- **WHAT YOU HAVE TO DO**
Within the entries below, please return exactly the lines from the one with "Write the D3.js code for this chart." through the one with "-91.5, -90, -89, -87.5, -86.5, -85.5, -83.5, -81.8]", leaving out any pictures.

[Begin INFORMATION SUPPLIED]

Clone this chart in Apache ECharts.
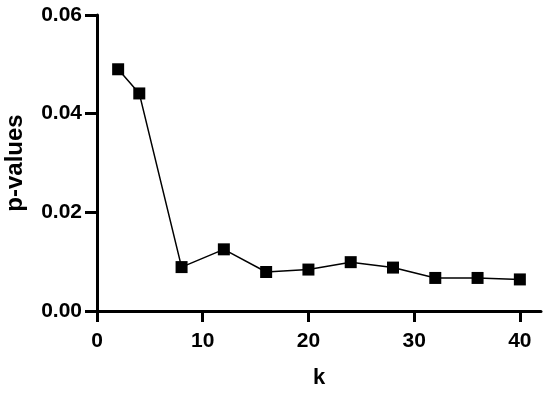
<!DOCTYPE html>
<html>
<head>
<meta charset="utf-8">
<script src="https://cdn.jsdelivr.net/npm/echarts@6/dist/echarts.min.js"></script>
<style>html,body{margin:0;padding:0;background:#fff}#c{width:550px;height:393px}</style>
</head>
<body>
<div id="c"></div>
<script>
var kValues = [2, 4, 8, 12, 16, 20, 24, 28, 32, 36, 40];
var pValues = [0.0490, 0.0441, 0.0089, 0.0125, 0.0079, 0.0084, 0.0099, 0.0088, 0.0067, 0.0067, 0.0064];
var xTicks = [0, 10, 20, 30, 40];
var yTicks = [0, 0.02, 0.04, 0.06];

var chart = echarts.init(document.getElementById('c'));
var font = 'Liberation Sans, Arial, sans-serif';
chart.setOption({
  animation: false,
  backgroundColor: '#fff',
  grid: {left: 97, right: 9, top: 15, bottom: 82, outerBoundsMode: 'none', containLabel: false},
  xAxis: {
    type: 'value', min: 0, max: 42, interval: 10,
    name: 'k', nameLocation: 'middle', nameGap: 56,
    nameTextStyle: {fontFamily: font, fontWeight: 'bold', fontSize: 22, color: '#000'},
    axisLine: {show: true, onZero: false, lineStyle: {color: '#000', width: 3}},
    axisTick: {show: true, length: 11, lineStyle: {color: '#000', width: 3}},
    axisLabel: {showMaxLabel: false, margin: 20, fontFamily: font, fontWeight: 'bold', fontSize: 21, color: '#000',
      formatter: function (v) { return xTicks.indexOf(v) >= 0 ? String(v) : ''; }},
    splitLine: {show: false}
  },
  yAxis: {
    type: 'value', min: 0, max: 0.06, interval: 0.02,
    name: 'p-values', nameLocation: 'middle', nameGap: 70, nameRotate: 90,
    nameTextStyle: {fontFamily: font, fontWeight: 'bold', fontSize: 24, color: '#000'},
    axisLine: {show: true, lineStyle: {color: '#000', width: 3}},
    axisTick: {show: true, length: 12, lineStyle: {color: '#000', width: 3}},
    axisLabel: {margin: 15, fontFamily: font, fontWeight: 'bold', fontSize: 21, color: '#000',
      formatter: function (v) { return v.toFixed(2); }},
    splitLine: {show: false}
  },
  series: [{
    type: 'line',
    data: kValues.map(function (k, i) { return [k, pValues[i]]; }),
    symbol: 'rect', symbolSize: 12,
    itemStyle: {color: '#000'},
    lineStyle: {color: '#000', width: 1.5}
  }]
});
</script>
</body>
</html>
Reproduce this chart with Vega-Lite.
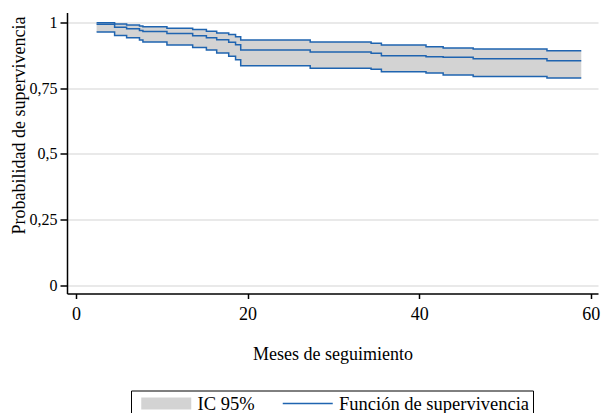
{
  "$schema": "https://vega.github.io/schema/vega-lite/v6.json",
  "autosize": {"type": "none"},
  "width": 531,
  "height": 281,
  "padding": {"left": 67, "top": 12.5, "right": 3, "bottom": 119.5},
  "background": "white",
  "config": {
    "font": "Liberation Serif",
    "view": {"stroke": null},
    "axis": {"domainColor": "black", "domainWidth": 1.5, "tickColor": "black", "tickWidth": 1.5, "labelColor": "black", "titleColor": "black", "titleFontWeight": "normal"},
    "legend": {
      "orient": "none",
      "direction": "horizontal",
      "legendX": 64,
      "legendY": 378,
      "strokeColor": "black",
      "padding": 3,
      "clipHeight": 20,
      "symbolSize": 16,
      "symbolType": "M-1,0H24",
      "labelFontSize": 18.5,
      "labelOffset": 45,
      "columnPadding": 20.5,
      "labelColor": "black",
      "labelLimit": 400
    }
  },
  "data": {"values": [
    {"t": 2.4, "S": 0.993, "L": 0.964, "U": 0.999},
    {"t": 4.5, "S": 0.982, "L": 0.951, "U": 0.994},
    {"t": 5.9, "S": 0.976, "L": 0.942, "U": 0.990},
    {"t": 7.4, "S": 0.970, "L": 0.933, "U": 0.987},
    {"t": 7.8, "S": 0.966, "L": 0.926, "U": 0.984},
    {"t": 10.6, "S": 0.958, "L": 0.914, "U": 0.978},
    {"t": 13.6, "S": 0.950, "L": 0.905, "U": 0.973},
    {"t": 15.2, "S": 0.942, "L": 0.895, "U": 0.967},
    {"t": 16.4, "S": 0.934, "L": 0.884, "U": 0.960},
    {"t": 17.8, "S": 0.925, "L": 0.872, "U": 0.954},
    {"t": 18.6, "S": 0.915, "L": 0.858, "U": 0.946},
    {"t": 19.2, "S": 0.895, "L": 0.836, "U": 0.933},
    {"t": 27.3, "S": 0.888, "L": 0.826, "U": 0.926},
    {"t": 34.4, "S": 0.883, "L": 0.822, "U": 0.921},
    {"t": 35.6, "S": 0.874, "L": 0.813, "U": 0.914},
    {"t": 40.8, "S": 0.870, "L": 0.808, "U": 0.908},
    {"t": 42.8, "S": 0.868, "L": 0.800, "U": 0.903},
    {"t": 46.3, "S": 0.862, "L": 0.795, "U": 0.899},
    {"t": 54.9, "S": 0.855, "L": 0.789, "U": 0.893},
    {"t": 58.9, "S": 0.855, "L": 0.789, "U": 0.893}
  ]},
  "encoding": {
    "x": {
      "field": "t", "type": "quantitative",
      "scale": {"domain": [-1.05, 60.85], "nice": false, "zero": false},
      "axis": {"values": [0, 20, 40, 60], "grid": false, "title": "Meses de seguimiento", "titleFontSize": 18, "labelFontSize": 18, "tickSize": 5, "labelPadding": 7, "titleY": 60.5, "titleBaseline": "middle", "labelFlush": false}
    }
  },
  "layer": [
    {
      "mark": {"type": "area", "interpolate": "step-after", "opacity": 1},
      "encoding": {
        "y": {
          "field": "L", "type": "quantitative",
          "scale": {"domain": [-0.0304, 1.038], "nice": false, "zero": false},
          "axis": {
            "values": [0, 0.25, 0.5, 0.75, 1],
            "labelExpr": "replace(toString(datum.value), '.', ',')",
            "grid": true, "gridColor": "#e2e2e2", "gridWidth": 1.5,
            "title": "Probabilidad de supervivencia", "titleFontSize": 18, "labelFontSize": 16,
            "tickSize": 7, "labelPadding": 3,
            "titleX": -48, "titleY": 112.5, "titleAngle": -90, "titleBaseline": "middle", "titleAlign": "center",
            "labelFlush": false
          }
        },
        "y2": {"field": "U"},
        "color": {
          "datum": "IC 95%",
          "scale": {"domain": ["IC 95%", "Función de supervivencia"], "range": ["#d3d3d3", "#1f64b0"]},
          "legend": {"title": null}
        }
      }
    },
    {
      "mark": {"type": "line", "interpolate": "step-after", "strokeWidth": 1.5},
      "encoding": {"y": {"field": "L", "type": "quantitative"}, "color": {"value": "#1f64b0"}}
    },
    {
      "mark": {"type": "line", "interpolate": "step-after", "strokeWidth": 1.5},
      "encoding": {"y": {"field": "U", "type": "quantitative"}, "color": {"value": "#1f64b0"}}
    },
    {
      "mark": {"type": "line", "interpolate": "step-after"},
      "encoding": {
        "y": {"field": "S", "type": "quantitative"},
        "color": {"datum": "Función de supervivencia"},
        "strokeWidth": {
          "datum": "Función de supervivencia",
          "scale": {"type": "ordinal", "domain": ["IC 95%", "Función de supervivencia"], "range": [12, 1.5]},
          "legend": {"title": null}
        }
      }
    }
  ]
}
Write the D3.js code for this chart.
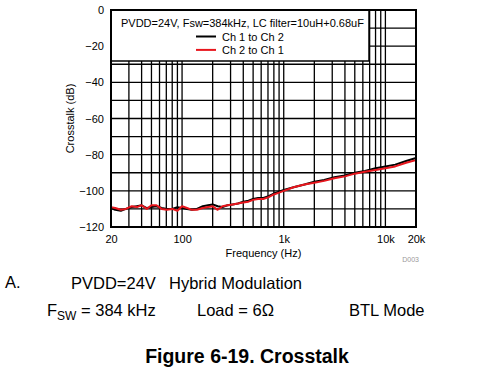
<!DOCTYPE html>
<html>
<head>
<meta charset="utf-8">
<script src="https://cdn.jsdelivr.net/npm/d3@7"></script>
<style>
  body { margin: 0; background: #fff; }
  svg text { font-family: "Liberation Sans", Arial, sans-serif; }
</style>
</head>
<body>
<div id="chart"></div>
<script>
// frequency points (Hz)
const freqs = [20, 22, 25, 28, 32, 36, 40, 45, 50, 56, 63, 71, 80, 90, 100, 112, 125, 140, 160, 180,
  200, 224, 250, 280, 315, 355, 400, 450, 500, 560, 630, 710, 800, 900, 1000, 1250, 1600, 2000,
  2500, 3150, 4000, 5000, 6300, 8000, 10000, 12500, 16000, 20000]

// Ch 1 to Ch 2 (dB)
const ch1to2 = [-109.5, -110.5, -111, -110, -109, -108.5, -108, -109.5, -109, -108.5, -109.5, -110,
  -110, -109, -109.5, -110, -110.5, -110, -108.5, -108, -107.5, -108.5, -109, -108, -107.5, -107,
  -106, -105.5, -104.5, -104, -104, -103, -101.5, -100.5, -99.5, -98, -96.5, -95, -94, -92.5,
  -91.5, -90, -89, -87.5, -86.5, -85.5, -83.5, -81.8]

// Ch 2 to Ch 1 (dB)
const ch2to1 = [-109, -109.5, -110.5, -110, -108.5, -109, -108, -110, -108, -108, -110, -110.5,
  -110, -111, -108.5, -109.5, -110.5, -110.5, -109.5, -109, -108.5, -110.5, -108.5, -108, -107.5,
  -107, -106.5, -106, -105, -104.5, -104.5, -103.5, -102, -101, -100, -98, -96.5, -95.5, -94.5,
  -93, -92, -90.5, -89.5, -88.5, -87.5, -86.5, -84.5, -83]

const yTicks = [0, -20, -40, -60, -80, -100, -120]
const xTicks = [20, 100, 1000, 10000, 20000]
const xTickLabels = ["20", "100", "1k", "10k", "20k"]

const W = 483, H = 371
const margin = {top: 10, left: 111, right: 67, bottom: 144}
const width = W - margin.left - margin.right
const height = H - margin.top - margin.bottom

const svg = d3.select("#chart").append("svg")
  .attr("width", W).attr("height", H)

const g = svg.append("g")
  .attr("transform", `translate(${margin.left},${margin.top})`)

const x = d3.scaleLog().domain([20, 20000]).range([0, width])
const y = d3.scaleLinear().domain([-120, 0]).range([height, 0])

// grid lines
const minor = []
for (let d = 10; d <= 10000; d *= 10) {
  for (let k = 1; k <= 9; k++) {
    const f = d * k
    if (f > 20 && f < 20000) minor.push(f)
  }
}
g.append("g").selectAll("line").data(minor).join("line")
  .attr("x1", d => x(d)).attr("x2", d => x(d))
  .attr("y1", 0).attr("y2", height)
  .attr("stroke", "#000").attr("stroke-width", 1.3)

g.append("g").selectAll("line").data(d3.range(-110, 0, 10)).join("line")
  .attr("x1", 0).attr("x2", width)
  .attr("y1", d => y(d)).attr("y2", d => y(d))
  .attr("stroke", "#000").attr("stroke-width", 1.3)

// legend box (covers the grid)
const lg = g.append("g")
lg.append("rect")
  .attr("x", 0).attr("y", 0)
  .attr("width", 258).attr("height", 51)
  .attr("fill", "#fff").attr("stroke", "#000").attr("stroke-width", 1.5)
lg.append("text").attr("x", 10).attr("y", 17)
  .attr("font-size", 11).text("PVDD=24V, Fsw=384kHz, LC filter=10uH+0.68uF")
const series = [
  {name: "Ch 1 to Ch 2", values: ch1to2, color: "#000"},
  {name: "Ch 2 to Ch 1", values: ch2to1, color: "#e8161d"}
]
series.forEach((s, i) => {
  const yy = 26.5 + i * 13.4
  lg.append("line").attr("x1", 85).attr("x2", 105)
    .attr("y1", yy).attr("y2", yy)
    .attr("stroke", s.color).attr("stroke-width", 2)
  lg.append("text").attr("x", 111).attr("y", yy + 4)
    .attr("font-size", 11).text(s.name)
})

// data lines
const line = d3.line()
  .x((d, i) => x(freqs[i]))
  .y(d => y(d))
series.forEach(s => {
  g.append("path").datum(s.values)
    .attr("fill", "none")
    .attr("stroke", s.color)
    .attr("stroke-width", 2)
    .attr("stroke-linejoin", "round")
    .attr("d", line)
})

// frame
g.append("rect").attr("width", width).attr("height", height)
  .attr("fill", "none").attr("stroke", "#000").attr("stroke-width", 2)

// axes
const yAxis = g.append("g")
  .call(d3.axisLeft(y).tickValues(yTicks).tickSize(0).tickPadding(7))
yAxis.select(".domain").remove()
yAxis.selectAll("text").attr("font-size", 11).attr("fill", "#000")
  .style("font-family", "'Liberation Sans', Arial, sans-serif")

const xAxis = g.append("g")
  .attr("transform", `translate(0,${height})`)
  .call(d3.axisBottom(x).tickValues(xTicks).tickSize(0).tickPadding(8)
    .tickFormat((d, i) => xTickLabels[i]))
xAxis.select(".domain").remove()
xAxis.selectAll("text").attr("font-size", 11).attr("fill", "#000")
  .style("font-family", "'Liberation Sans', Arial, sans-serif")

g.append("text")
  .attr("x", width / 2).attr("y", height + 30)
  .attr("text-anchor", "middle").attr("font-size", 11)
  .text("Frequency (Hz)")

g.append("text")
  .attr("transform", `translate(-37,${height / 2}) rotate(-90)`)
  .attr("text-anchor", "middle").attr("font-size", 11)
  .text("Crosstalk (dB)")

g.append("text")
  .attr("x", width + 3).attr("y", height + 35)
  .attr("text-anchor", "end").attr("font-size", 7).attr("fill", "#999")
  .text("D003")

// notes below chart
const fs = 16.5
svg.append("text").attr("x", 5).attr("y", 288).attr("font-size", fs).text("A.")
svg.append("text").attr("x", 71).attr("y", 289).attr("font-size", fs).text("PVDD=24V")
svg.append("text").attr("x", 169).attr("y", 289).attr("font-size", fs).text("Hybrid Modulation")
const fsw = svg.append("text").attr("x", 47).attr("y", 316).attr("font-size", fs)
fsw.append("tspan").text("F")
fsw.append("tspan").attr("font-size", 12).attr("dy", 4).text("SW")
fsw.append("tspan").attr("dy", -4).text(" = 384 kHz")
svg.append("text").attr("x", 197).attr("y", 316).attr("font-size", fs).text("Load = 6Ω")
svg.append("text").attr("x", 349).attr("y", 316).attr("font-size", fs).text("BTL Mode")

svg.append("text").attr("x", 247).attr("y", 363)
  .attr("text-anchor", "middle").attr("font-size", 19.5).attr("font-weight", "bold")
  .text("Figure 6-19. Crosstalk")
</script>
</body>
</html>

[End INFORMATION SUPPLIED]

- **OUTPUT**
Write the D3.js code for this chart.
<!DOCTYPE html>
<html>
<head>
<meta charset="utf-8">
<script src="https://cdn.jsdelivr.net/npm/d3@7"></script>
<style>
  body { margin: 0; background: #fff; }
  svg text { font-family: "Liberation Sans", Arial, sans-serif; }
</style>
</head>
<body>
<div id="chart"></div>
<script>
// frequency points (Hz)
const freqs = [20, 22, 25, 28, 32, 36, 40, 45, 50, 56, 63, 71, 80, 90, 100, 112, 125, 140, 160, 180,
  200, 224, 250, 280, 315, 355, 400, 450, 500, 560, 630, 710, 800, 900, 1000, 1250, 1600, 2000,
  2500, 3150, 4000, 5000, 6300, 8000, 10000, 12500, 16000, 20000]

// Ch 1 to Ch 2 (dB)
const ch1to2 = [-109.5, -110.5, -111, -110, -109, -108.5, -108, -109.5, -109, -108.5, -109.5, -110,
  -110, -109, -109.5, -110, -110.5, -110, -108.5, -108, -107.5, -108.5, -109, -108, -107.5, -107,
  -106, -105.5, -104.5, -104, -104, -103, -101.5, -100.5, -99.5, -98, -96.5, -95, -94, -92.5,
  -91.5, -90, -89, -87.5, -86.5, -85.5, -83.5, -81.8]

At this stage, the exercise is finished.